View more images at the gallery.

Rehearsals
Quotes from Cate Blanchett

  • “The Seagull has really thrown up a lot of questions for me because it is about theatre and the way you endure a life in the theatre or in the arts and keep working. It’s been very confronting at this particular time. I love attacking character and inhabiting somebody else’s shoes completely, but this time the masks have been egg-shell thin. It’s almost as though we have been asked to play ourselves, even though they’re not our words or our psyches.” (Sydney Morning Herald, May 1997)
  • On returning to a production of The Seagull after more than 20 years and playing a different character this time: “It’s really interesting coming back from inhabiting the equal and opposite end of the spectrum after having a career in theatre.” (The Guardian, February 2025)
  • On playing Nina: “I’d just met Andrew [Upton] and was madly in love and thought: ‘How am I going to go out every night and be broken open when I’m so deeply happy?’”

Quotes from Others

  • Neil Armfield:
    On the phone call he received from Jane Campion after seeing The Seagull: “She [Jane Campion] said Cate’s [Blanchett] Nina was so utterly perfect and true she just wished Chekhov had been able to see it. She said it was the sort of performance a writer would hope for but never expect.”
    On Cate Blanchett: “We planned The Seagull round her. She seemed to be made for it.”
    “Cate had everything for Nina: the voice, the imagination, incredible enthusiasm and this beautiful clumsiness. She was heartbreaking. I remember coming home one night to a message Jane Campion left on my answering machine saying it was as if Chekhov had written it for her.”
    “She [Cate Blanchett] looked like Grace Kelly, with a beautiful comic sadness.

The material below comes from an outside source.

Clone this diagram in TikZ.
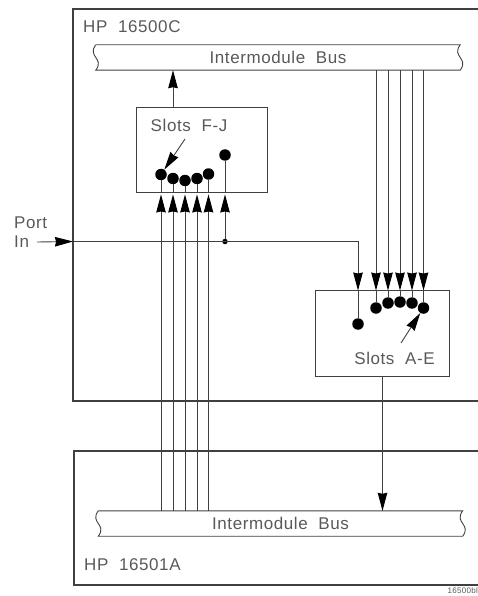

She is so unpretentious; she has no kind of claim on herself. She would always just apply herself to the task. Quite insecure, really, with an immense reserve of skills and an ability to sit inside a thought, a great talent for an actor. It reveals so much, and that’s important with Chekhov. Like Geoffrey Rush, she has the power to be outside her body and to absolutely see it as something in a landscape.”
    — “Nina moves from someone whose comedy [in the first act] is based on her native gaucheness to someone – without seeing any of the shifts in between – comes back with this terrible weight on her heart. It’s an incredible, tragic journey, which Cate [Blanchett] was able to carry so absolutely. [It’s not that Blanchett is a Nina-in-the-making; more that] Cate, like most great actors, has access to a real sadness.”
  • Andrew Upton:
    On his romantic connection with play: “We were engaged and Cate [Blanchett] was playing Nina in Neil’s wonderful production. I saw that production 12, 13, 14 times. It was a great production – flawed, like all productions – but great.”
    On Cate Blanchett, his then fiancee, as Nina: “I must have seen it 13 or 14 times. Her [Cate Blanchett] Nina was almost dangerously naive; too fragile for the world.”

Trivia & Facts

  • Cate Blanchett and Richard Roxburgh have worked together in film and theatre — Thank God He Met Lizzie (1997), Oscar and Lucinda (1997) and The Turning (Segment: Reunion, 2013); Hamlet (1994-95), The Seagull (1997), Uncle Vanya (2010-12), and The Present (2015-17).
  • Cate Blanchett guest starred in the TV series, Rake (2014), as the lesbian version of Richard Roxburgh’s character.
  • Gillian Jones and Cate Blanchett have worked together in Oscar and Lucinda (1997) as mother and daughter;  Hamlet (1994-95), The Tempest (1995), The Blind Giant is Dancing (1995), and The Seagull (1997).
  • The first time that Cate Blanchett has been in a production of The Seagull; her second time was in 2025 where she played Irina Arkádina in a production directed by Thomas Ostermeier at the Barbican.
  • On an interview with Time Out London in 1999, Cate Blanchett said that it was playing Nina in The Seagull that made determined not to give up on theatre.